Growth in Truck Traffic Helps TA Reduce Quarterly Loss
Published in CSP Daily News
Travel-center chain sees “slow but continual improvement”
WESTLAKE, Ohio -- With truck traffic slowly returning to America’s roads, TravelCenters of America LLC reported a net loss of $2.5 million for the fourth quarter of 2011, reflecting an improvement of $27.6 million as compared to the net loss in the 2010 fourth quarter.
This improvement was primarily from increases in fuel and nonfuel sales and gross margin levels, and from a reduction in rent and interest expenses as a result of the January 2011 lease amendment with Hospitality Properties Trust, or HPT, TA reported yesterday.
“The trucking industry is the primary customer for TA’s goods and services. Freight and trucking demand in the U.S. generally reflects the level of commercial activity in the U.S. economy. The slow but continual improvement of the U.S. economy generally, and the improving financial condition and increased activity of the trucking industry in the U.S. specifically, impacted TA’s financial results during the 2011 fourth quarter,” the company reported.
TA’s results also reflected improvement in EBITDAR, which increased by 28.0%, or $13.5 million, in the 2011 fourth quarter over the 2010 fourth quarter.
TA’s fuel sales volume and fuel gross margin increased by 1.2% and 22.1%, respectively, in the 2011 fourth quarter as compared to the 2010 fourth quarter.
During the fourth quarter of 2011, TA experienced a 2.6% decrease in same site fuel sales volume, compared with the fourth quarter of 2010. TA believes this decrease is a result of pricing strategies and the impact of capital projects in 2011 to replace fuel dispensers and install diesel exhaust fluid dispensers, which required TA to take certain diesel dispensers out of service during the period.
Nonfuel sales and gross margin for the 2011 fourth quarter increased 10.0% and 8.4% over the 2010 fourth quarter, respectively. The improved results in the fourth quarter of 2011 compared to 2010 resulted, in large part, from the travel centers opened during the second quarter of 2011, increased fuel margin per gallon and increased nonfuel customer spending in TA’s travel centers.

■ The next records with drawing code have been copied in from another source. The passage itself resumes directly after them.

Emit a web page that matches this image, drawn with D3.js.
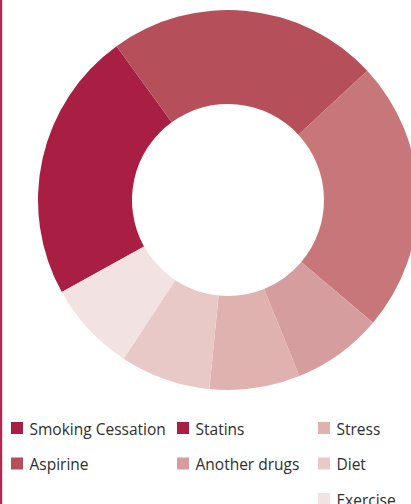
<!DOCTYPE html>
<html>
<head>
<meta charset="utf-8">
<script src="https://cdn.jsdelivr.net/npm/d3@7"></script>
<style>
  html, body { margin: 0; padding: 0; background: #fff; overflow: hidden; }
  svg { display: block; }
</style>
</head>
<body>
<div id="chart"></div>
<script>
// data
const categories = ['Smoking Cessation', 'Aspirine', 'Statins', 'Another drugs', 'Stress', 'Diet', 'Exercise'];
const values = [30, 30, 30, 10, 10, 10, 10];
const sliceColors = ['#a91f44', '#b5505b', '#c7777a', '#d69d9e', '#dfb1af', '#e8c9c7', '#f2e2e1'];
// the legend swatch of Statins is drawn dark in the source
const legendColors = ['#a91f44', '#b5505b', '#a91f44', '#d69d9e', '#dfb1af', '#e8c9c7', '#f2e2e1'];
const legendColumn = [0, 0, 1, 1, 2, 2, 2];
const legendRow = [0, 1, 0, 1, 0, 1, 2];

const width = 411, height = 504;
const cx = 228, cy = 200;
const outerR = 190, innerR = 96;

const svg = d3.select('#chart')
  .append('svg')
  .attr('width', width)
  .attr('height', height);

// thin bar on the left edge
svg.append('rect')
  .attr('x', 0).attr('y', 0)
  .attr('width', 2.2).attr('height', height)
  .attr('fill', '#b12a4e');

const start = -119 * Math.PI / 180;
const pie = d3.pie()
  .sort(null)
  .value(d => d)
  .startAngle(start)
  .endAngle(start + 2 * Math.PI);

const arc = d3.arc()
  .innerRadius(innerR)
  .outerRadius(outerR);

svg.append('g')
  .attr('transform', `translate(${cx},${cy})`)
  .selectAll('path')
  .data(pie(values))
  .enter()
  .append('path')
  .attr('d', arc)
  .attr('fill', (d, i) => sliceColors[i]);

// legend, laid out column by column
const colX = d3.scaleOrdinal().domain([0, 1, 2]).range([11, 177, 318]);
const rowY = d3.scaleLinear().domain([0, 1]).range([422, 457.5]);

const item = svg.append('g')
  .selectAll('g')
  .data(categories)
  .enter()
  .append('g')
  .attr('transform', (d, i) => `translate(${colX(legendColumn[i])},${rowY(legendRow[i])})`);

item.append('rect')
  .attr('width', 12).attr('height', 12)
  .attr('fill', (d, i) => legendColors[i]);

item.append('text')
  .attr('x', 18.5)
  .attr('y', 12.5)
  .attr('font-family', '"Open Sans", sans-serif')
  .attr('font-size', 15.5)
  .attr('fill', '#2e2e2e')
  .text(d => d);
</script>
</body>
</html>
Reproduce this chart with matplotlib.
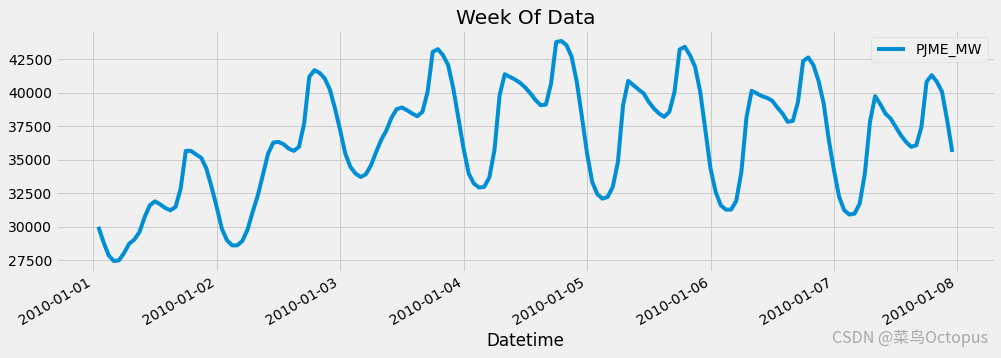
import matplotlib
matplotlib.use("Agg")
import matplotlib.pyplot as plt
import matplotlib.dates as mdates
import pandas as pd

# hourly load, 2010-01-01 01:00 .. 2010-01-07 23:00
start = "2010-01-01 01:00"
pjme_mw = [
    30000, 28860, 27870, 27440, 27490, 28040, 28740, 29040, 29610, 30730, 31600, 31900,
    31680, 31400, 31230, 31480, 32850, 35670, 35670, 35400, 35150, 34350, 32980, 31480,
    29860, 28990, 28610, 28610, 28940, 29790, 31110, 32350, 33920, 35470, 36290, 36340,
    36170, 35840, 35670, 35970, 37710, 41200, 41700, 41500, 41080, 40260, 38840, 37220,
    35470, 34470, 33970, 33720, 33920, 34600, 35590, 36500, 37210, 38160, 38790, 38910,
    38710, 38460, 38260, 38590, 40080, 43070, 43270, 42820, 42080, 40330, 38090, 35840,
    33970, 33230, 32930, 32980, 33680, 35720, 39830, 41400, 41200, 41000, 40750, 40400,
    39960, 39460, 39080, 39130, 40700, 43800, 43880, 43570, 42700, 40830, 38210, 35470,
    33350, 32430, 32100, 32230, 32980, 34850, 39080, 40900, 40580, 40260, 39960, 39330,
    38830, 38460, 38210, 38590, 40080, 43250, 43450, 42820, 41950, 40080, 37210, 34350,
    32600, 31600, 31280, 31280, 31930, 34100, 38210, 40160, 39960, 39760, 39630, 39410,
    38910, 38460, 37840, 37910, 39330, 42380, 42650, 42080, 40900, 39200, 36470, 34220,
    32230, 31230, 30910, 30980, 31730, 33970, 37840, 39760, 39160, 38460, 38090, 37460,
    36840, 36340, 35970, 36090, 37460, 40830, 41330, 40830, 40080, 37960, 35590,
]

df = pd.DataFrame(
    {"PJME_MW": pjme_mw},
    index=pd.date_range(start, periods=len(pjme_mw), freq="h", name="Datetime"),
)

plt.style.use("fivethirtyeight")

fig = plt.figure(figsize=(1001 / 72, 358 / 72), dpi=72)
ax = fig.add_axes([0.0556, 0.2402, 0.9384, 0.676])

ax.plot(df.index, df["PJME_MW"], label="PJME_MW")
ax.set_title("Week Of Data")
ax.set_xlabel("Datetime")
ax.legend(loc="upper right")

ax.xaxis.set_major_locator(mdates.DayLocator())
ax.xaxis.set_major_formatter(mdates.DateFormatter("%Y-%m-%d"))
ax.yaxis.set_major_locator(plt.MultipleLocator(2500))
for lbl in ax.get_xticklabels():
    lbl.set_rotation(30)
    lbl.set_ha("right")

# watermark
fig.text(0.987, 0.03, "CSDN @菜鸟Octopus", ha="right", va="bottom",
         fontsize=16, color="#a8a8a8",
         family=["Noto Sans CJK SC", "DejaVu Sans"])

fig.savefig("out.png", dpi=72)
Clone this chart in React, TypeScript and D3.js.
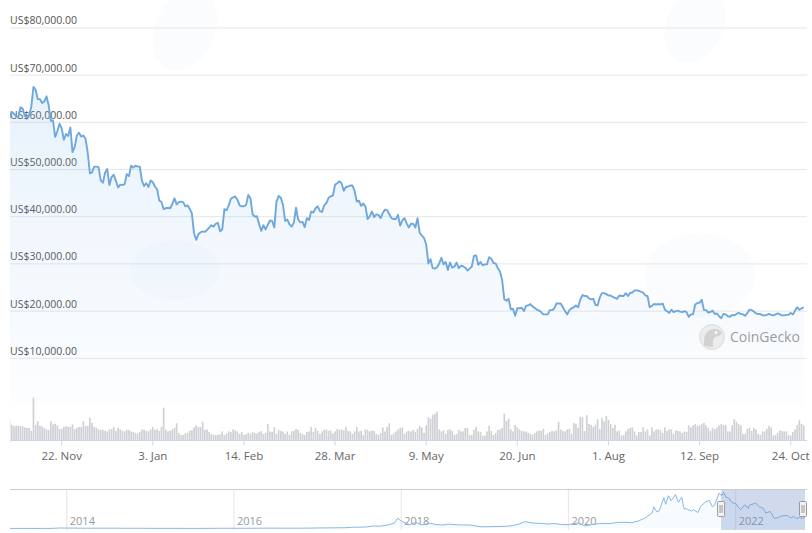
import * as d3 from "d3";

// daily price points (CoinGecko timestamps), starting 29 Oct 2021
const startDay = "2021-10-29";
const endStamp = "2022-10-30 14:00";

const prices = [
  60900, 62200, 61800, 61300, 61000, 63200, 62900, 61400, 61000, 61500,
  63300, 67500, 66900, 64900, 64900, 64100, 64400, 65500, 63600, 60300,
  60400, 56900, 58100, 59700, 58700, 56300, 57500, 57100, 58900, 53700,
  54800, 57200, 57800, 57000, 57200, 56500, 53600, 49200, 49400, 50600,
  50600, 50500, 47700, 47200, 49300, 50100, 46700, 48400, 48900, 47600,
  46200, 46800, 46700, 46900, 49000, 48600, 50800, 50400, 50800, 50600,
  50600, 47600, 46500, 47100, 46300, 47700, 47300, 46400, 45800, 43400,
  43100, 41600, 41800, 41900, 41800, 42700, 43900, 42600, 43100, 43200,
  43100, 42200, 42400, 41700, 40700, 36500, 35100, 36300, 36700, 36900,
  36800, 37200, 37700, 38200, 37900, 38500, 38700, 36900, 37300, 41600,
  41400, 42400, 43800, 44100, 44300, 43600, 42400, 42200, 42200, 42500,
  44600, 43900, 40500, 40000, 40100, 38400, 37000, 38200, 37300, 38300,
  39200, 39100, 37700, 43200, 44400, 44000, 42500, 39100, 39400, 38400,
  37900, 38700, 41900, 39400, 38800, 38900, 37800, 39700, 39300, 41100,
  40900, 41800, 42200, 41200, 41000, 42400, 42900, 44000, 44300, 44500,
  46800, 47100, 47500, 47100, 45500, 46300, 46400, 46600, 46600, 45500,
  43200, 43400, 42300, 42800, 42200, 39500, 40100, 41100, 39900, 40500,
  40400, 39700, 40800, 41500, 41400, 40500, 39700, 39500, 39500, 40400,
  38100, 39200, 39700, 38600, 37700, 38500, 38500, 37700, 39700, 36600,
  36000, 35500, 34100, 30100, 31000, 29100, 29000, 29300, 30100, 31300,
  29900, 30400, 28700, 30300, 29200, 29400, 30300, 29100, 29600, 29500,
  29200, 28600, 29000, 29400, 31700, 31800, 29800, 30400, 29700, 29900,
  29900, 31400, 31100, 30200, 30100, 29100, 28400, 26600, 22500, 22200,
  22600, 20400, 20500, 19000, 20600, 20600, 20700, 20000, 21100, 21200,
  21500, 21000, 20700, 20300, 20100, 19800, 19300, 19300, 19300, 20200,
  20200, 20500, 21600, 21600, 21600, 20800, 20000, 19300, 20200, 20600,
  20800, 21200, 20800, 22400, 23400, 23200, 23200, 22700, 22500, 22600,
  21300, 21200, 22900, 23800, 23800, 23600, 23300, 23300, 23000, 22800,
  22600, 23300, 23200, 23200, 23800, 23200, 23900, 23900, 24400, 24400,
  24300, 24100, 23900, 23300, 23200, 20800, 21100, 21500, 21400, 21500,
  21400, 21600, 20300, 20000, 19600, 20300, 19800, 20000, 20100, 19900,
  19800, 20000, 19800, 18800, 19300, 19300, 21400, 21700, 21800, 22400,
  20200, 20200, 19700, 19800, 20100, 19400, 19500, 18900, 18500, 19400,
  19300, 18900, 18800, 19200, 19100, 19400, 19600, 19400, 19300, 19000,
  19600, 20300, 20200, 19900, 19500, 19400, 19400, 19100, 19100, 19200,
  19400, 19200, 19100, 19300, 19500, 19300, 19100, 19100, 19200, 19200,
  19600, 19300, 20100, 20800, 20300, 20600, 20800,
];

// daily volume, US$ billions
const volumes = [
  40, 31, 28, 29, 29, 29, 28, 26, 25, 25, 19, 85, 31, 38, 29, 28, 25, 22, 21, 38,
  32, 33, 30, 23, 23, 27, 29, 27, 27, 32, 23, 25, 27, 27, 38, 29, 29, 45, 35, 27,
  25, 22, 21, 21, 19, 18, 22, 23, 27, 19, 25, 22, 19, 18, 21, 21, 18, 17, 15, 14,
  17, 22, 21, 19, 18, 22, 27, 21, 23, 19, 27, 65, 21, 18, 19, 22, 25, 34, 15, 11,
  11, 14, 15, 19, 21, 26, 30, 27, 27, 37, 21, 22,
  17, 13, 11, 11, 11, 12, 18, 11, 14, 18, 17, 22, 20, 18, 13, 17, 11, 13, 15, 13,
  17, 15, 14, 17, 19, 13, 15, 33, 18, 17, 26, 13, 21, 19, 18, 13, 18, 11, 18, 19,
  23, 21, 15, 13, 11, 17, 18, 27, 17, 25, 19, 13, 18, 21, 22, 19, 20, 14, 18, 23,
  21, 22, 20, 27, 19, 18, 13, 18, 27, 18, 19, 11, 22, 21, 18, 20, 19, 13, 11, 15,
  26, 18, 27, 34, 11, 14, 18, 22, 25, 26,
  13, 18, 19, 18, 21, 17, 23, 29, 26, 15, 30, 46, 43, 51, 53, 57, 22, 18, 20, 13,
  21, 22, 19, 11, 13, 21, 18, 18, 25, 25, 11, 11, 21, 27, 18, 17, 9, 10, 18, 29,
  19, 11, 15, 21, 22, 25, 53, 39, 43, 22, 18, 31, 26, 22, 19, 18, 18, 15, 13, 11,
  15, 18, 20, 19, 23, 11, 14, 17, 19, 18, 20, 37, 22, 19, 18, 22, 23, 13, 35, 33,
  25, 47, 46, 19, 50, 33, 31, 27, 31, 42, 23,
  45, 38, 49, 41, 33, 25, 31, 18, 20, 10, 11, 18, 22, 25, 26, 18, 10, 17, 17, 26,
  18, 22, 10, 26, 18, 22, 22, 20, 15, 26, 19, 22, 22, 13, 20, 19, 18, 15, 18, 17,
  30, 26, 30, 33, 29, 30, 33, 35, 30, 25, 19, 25, 22, 26, 30, 33, 30, 31, 18, 18,
  30, 42, 37, 33, 30, 13, 13, 23, 25, 19, 25, 22, 13, 11, 18, 18, 23, 29, 26, 10,
  11, 15, 20, 19, 18, 18, 11, 10, 17, 22, 31, 40, 33, 30,
];

const yTicks = [10000, 20000, 30000, 40000, 50000, 60000, 70000, 80000];
const tickDates = [
  "2021-11-22", "2022-01-03", "2022-02-14", "2022-03-28", "2022-05-09",
  "2022-06-20", "2022-08-01", "2022-09-12", "2022-10-24",
];

// navigator: whole history, rough readings
const navDates = [
  "2013-04-28", "2013-06-01", "2013-08-01", "2013-10-01", "2013-11-01", "2013-12-01",
  "2014-01-01", "2014-02-01", "2014-03-01", "2014-04-01", "2014-06-01", "2014-08-01",
  "2014-10-01", "2014-12-01", "2015-01-15", "2015-03-01", "2015-06-01", "2015-09-01",
  "2015-11-05", "2016-01-01", "2016-03-01", "2016-06-15", "2016-08-01", "2016-10-01",
  "2016-12-01", "2017-01-01", "2017-03-01", "2017-05-01", "2017-06-01", "2017-07-01",
  "2017-08-01", "2017-09-01", "2017-10-01", "2017-11-01", "2017-12-01", "2017-12-17",
  "2018-01-01", "2018-02-06", "2018-03-05", "2018-04-01", "2018-05-05", "2018-06-01",
  "2018-07-01", "2018-07-25", "2018-09-01", "2018-10-01", "2018-11-01", "2018-12-15",
  "2019-02-01", "2019-04-01", "2019-05-01", "2019-06-01", "2019-06-26", "2019-08-01",
  "2019-09-01", "2019-10-01", "2019-11-01", "2019-12-01", "2020-01-01", "2020-02-12",
  "2020-03-13", "2020-04-01", "2020-05-01", "2020-06-01", "2020-07-01", "2020-08-01",
  "2020-09-01", "2020-10-01", "2020-11-01", "2020-12-01", "2021-01-01", "2021-01-08",
  "2021-01-22", "2021-02-01", "2021-02-21", "2021-03-01", "2021-03-13", "2021-03-25",
  "2021-04-13", "2021-04-25", "2021-05-10", "2021-05-20", "2021-06-01", "2021-06-22",
  "2021-07-01", "2021-07-20", "2021-08-01", "2021-08-22", "2021-09-07", "2021-09-21",
  "2021-10-01", "2021-10-20", "2021-11-01", "2021-11-09", "2021-11-20", "2021-12-01",
  "2021-12-15", "2022-01-01", "2022-01-22", "2022-02-10", "2022-02-24", "2022-03-01",
  "2022-03-29", "2022-04-15", "2022-05-01", "2022-05-12", "2022-06-01", "2022-06-18",
  "2022-07-01", "2022-07-20", "2022-08-14", "2022-08-28", "2022-09-13", "2022-09-21",
  "2022-10-05", "2022-10-20", "2022-10-30",
];
const navPrices = [
  135, 120, 105, 125, 205, 1000,
  750, 820, 550, 470, 630, 590,
  390, 380, 210, 260, 230, 230,
  400, 430, 430, 700, 600, 610,
  750, 1000, 1200, 1450, 2400, 2500,
  2850, 4700, 4300, 6450, 10000, 19300,
  13800, 7000, 11500, 6900, 9800, 7500,
  6400, 8200, 7000, 6600, 6300, 3200,
  3450, 4100, 5300, 8500, 12900, 10100,
  9600, 8300, 9200, 7550, 7200, 10300,
  4900, 6400, 8600, 9450, 9150, 11300,
  11650, 10800, 13800, 19700, 29000, 40500,
  30800, 33100, 57500, 45100, 61200, 51700,
  63500, 49000, 58200, 37000, 36700, 32500,
  35000, 29800, 41500, 49300, 52700, 40700,
  43800, 65900, 61300, 67500, 58000, 57000,
  48500, 46300, 35100, 44300, 37300, 43200,
  47500, 40500, 37700, 29000, 31800, 19000,
  19800, 23400, 24400, 19600, 22400, 18500,
  20300, 19100, 20600,
];
const navYears = [2014, 2016, 2018, 2020, 2022];

const W = 812;
const H = 533;

const parseDay = d3.timeParse("%Y-%m-%d");
const parseStamp = d3.timeParse("%Y-%m-%d %H:%M");
const fmtTick = d3.timeFormat("%-d. %b");
const fmtPrice = (v: number) => "US$" + d3.format(",.2f")(v);

export default function App() {
  const start = parseDay(startDay) as Date;
  const end = parseStamp(endStamp) as Date;
  const days = prices.map((p, i) => ({ date: d3.timeDay.offset(start, i), price: p, vol: volumes[i] ?? 0 }));

  const x = d3.scaleTime().domain([start, end]).range([9.6, 805]);
  const y = d3.scaleLinear().domain([0, 80000]).range([405.5, 27.9]);
  const yVol = d3.scaleLinear().domain([0, 100]).range([440.5, 390]);

  const line = d3.line<any>().x(d => x(d.date)).y(d => y(d.price));
  const area = d3.area<any>().x(d => x(d.date)).y0(y(0)).y1(d => y(d.price));

  const nav = navDates.map((d, i) => ({ date: parseDay(d) as Date, price: navPrices[i] }));
  const xNav = d3.scaleTime().domain([nav[0].date, end]).range([10, 805]);
  const yNav = d3.scaleLinear().domain([0, 70000]).range([528.5, 491]);
  const navLine = d3.line<any>().x(d => xNav(d.date)).y(d => yNav(d.price));
  const navArea = d3.area<any>().x(d => xNav(d.date)).y0(528.5).y1(d => yNav(d.price));

  const barW = (x(d3.timeDay.offset(start, 1)) - x(start)) * 0.78;
  const maskL = xNav(start);
  const maskR = xNav(end);
  const font = "'Segoe UI', 'Open Sans', sans-serif";

  return (
    <svg width={W} height={H} style={{ position: "absolute", left: 0, top: 0, background: "#fff" }} fontFamily={font}>
      <defs>
        <linearGradient id="fillGrad" gradientUnits="userSpaceOnUse" x1="0" y1="85" x2="0" y2="405">
          <stop offset="0" stopColor="#7cb5ec" stopOpacity={0.18} />
          <stop offset="1" stopColor="#7cb5ec" stopOpacity={0.02} />
        </linearGradient>
        <clipPath id="plotClip">
          <rect x={10} y={0} width={796} height={H} />
        </clipPath>
      </defs>

      {/* faint background watermark swirls */}
      <g fill="#fafcfe">
        <ellipse cx={185} cy={30} rx={30} ry={42} transform="rotate(25 185 30)" />
        <ellipse cx={695} cy={25} rx={28} ry={40} transform="rotate(25 695 25)" />
        <ellipse cx={700} cy={275} rx={55} ry={42} />
        <ellipse cx={175} cy={270} rx={45} ry={30} />
      </g>

      {/* grid + y labels */}
      {yTicks.map(t => (
        <g key={t}>
          <line x1={10} x2={807} y1={y(t)} y2={y(t)} stroke="#e6e6e6" />
          <text x={10} y={y(t) - 3.5} fontSize={10.5} fill="#555">{fmtPrice(t)}</text>
        </g>
      ))}

      <g clipPath="url(#plotClip)">
        <path d={area(days) || ""} fill="url(#fillGrad)" />
        <path d={line(days) || ""} fill="none" stroke="#6fa8dc" strokeWidth={1.9} strokeLinejoin="round" />

        {/* volume */}
        {days.map((d, i) => (
          <rect key={i} x={x(d.date) - barW / 2} y={yVol(d.vol)} width={barW} height={yVol(0) - yVol(d.vol)} fill="#cfd1d6" />
        ))}
      </g>

      <line x1={10} x2={807} y1={440.5} y2={440.5} stroke="#ccd6eb" />
      {tickDates.map(s => {
        const d = parseDay(s) as Date;
        return (
          <g key={s}>
            <line x1={x(d)} x2={x(d)} y1={440.5} y2={445.5} stroke="#ccd6eb" />
            <text x={x(d)} y={460} textAnchor="middle" fontSize={11.5} fill="#666">{fmtTick(d)}</text>
          </g>
        );
      })}

      {/* CoinGecko mark */}
      <g>
        <circle cx={712} cy={337} r={12.5} fill="#ececec" stroke="#dcdcdc" />
        <path d="M704,346 Q703,333 710,330 Q718,327 722,333 Q720,336 715,337 Q712,340 713,347 Z" fill="#d2d2d2" />
        <circle cx={716} cy={332.5} r={1.6} fill="#f8f8f8" />
        <text x={730} y={342} fontSize={14} fill="#9d9d9d">CoinGecko</text>
      </g>

      {/* navigator */}
      <g>
        {navYears.map(yr => {
          const xx = xNav(new Date(yr, 0, 1));
          return (
            <g key={yr}>
              <line x1={xx} x2={xx} y1={489} y2={530} stroke="#e6e6e6" />
              <text x={xx + 3} y={525} fontSize={11} fill="#999">{yr}</text>
            </g>
          );
        })}
        <path d={navArea(nav) || ""} fill="#7cb5ec" fillOpacity={0.06} />
        <path d={navLine(nav) || ""} fill="none" stroke="#8ab8e4" strokeWidth={1} />
        <rect x={maskL} y={489} width={maskR - maskL} height={41} fill="rgba(102,133,194,0.3)" />
        <line x1={10} x2={807} y1={489.5} y2={489.5} stroke="#cccccc" />
        {[maskL, maskR - 2].map((hx, i) => (
          <g key={i}>
            <rect x={hx - 3.5} y={501.5} width={7} height={15} rx={1} fill="#f2f2f2" stroke="#999" />
            <line x1={hx - 1} x2={hx - 1} y1={505} y2={513} stroke="#999" />
            <line x1={hx + 1} x2={hx + 1} y1={505} y2={513} stroke="#999" />
          </g>
        ))}
      </g>
    </svg>
  );
}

“While the U.S. economy has been slowly growing over the past several quarters and trucking activity measures reflect continued growth in that industry, the strength and sustainability of any economic recovery remains uncertain,” the company stated. “If the U.S. economy worsens, TA’s financial results may not improve and may decline, resulting in TA experiencing losses from operations.”
Westlake, Ohio-based TA’s nationwide business includes travel centers located in 41 U.S. states and in Canada.